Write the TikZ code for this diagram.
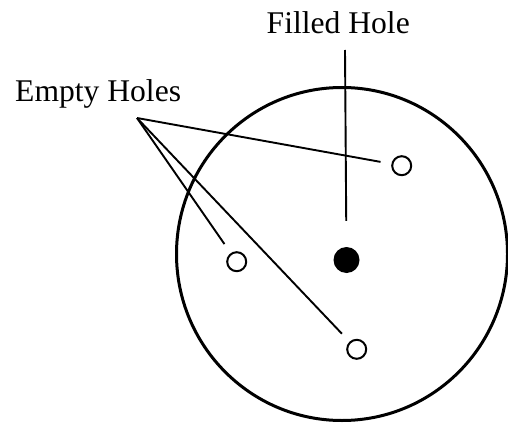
\documentclass[tikz,border=0pt]{standalone}
\usepackage{fontspec}
\setmainfont{Liberation Serif}
\begin{document}
\begin{tikzpicture}[x=1pt,y=-1pt,
  lbl/.style={inner sep=0pt,font=\fontsize{31.6}{36}\selectfont},
  emptyhole/.style={circle,draw,line width=2pt,minimum size=19pt,inner sep=0pt},
  filledhole/.style={circle,fill=black,minimum size=26pt,inner sep=0pt},
  leader/.style={line width=1.9pt}]
\useasboundingbox (0,0) rectangle (508,425);
\clip (0,0) rectangle (508,425);
\draw[line width=3pt] (342,254) ellipse [x radius=165.5, y radius=166.5];
\node[lbl,anchor=base west] (fl) at (266.5,34) {Filled Hole};
\node[lbl,anchor=base west] (el) at (15,101.5) {Empty Holes};
\node[filledhole] (f) at (346.5,260) {};
\node[emptyhole] (a) at (401.7,165.7) {};
\node[emptyhole] (b) at (236.7,261.7) {};
\node[emptyhole] (c) at (356.7,349.3) {};
\coordinate (apex) at (137,118);
\coordinate (ftop) at (345,50);
\draw[leader,shorten >=26pt] (ftop) -- (f);
\draw[leader,shorten >=11pt] (apex) -- (a);
\draw[leader,shorten >=11pt] (apex) -- (b);
\draw[leader,shorten >=11pt] (apex) -- (c);
\end{tikzpicture}
\end{document}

● **Problem to solve**
Write out the listing above again, exactly, but with no pictures in the copy.

● **Task result**
Write the TikZ code for this diagram.
\documentclass[tikz,border=0pt]{standalone}
\usepackage{fontspec}
\setmainfont{Liberation Serif}
\begin{document}
\begin{tikzpicture}[x=1pt,y=-1pt,
  lbl/.style={inner sep=0pt,font=\fontsize{31.6}{36}\selectfont},
  emptyhole/.style={circle,draw,line width=2pt,minimum size=19pt,inner sep=0pt},
  filledhole/.style={circle,fill=black,minimum size=26pt,inner sep=0pt},
  leader/.style={line width=1.9pt}]
\useasboundingbox (0,0) rectangle (508,425);
\clip (0,0) rectangle (508,425);
\draw[line width=3pt] (342,254) ellipse [x radius=165.5, y radius=166.5];
\node[lbl,anchor=base west] (fl) at (266.5,34) {Filled Hole};
\node[lbl,anchor=base west] (el) at (15,101.5) {Empty Holes};
\node[filledhole] (f) at (346.5,260) {};
\node[emptyhole] (a) at (401.7,165.7) {};
\node[emptyhole] (b) at (236.7,261.7) {};
\node[emptyhole] (c) at (356.7,349.3) {};
\coordinate (apex) at (137,118);
\coordinate (ftop) at (345,50);
\draw[leader,shorten >=26pt] (ftop) -- (f);
\draw[leader,shorten >=11pt] (apex) -- (a);
\draw[leader,shorten >=11pt] (apex) -- (b);
\draw[leader,shorten >=11pt] (apex) -- (c);
\end{tikzpicture}
\end{document}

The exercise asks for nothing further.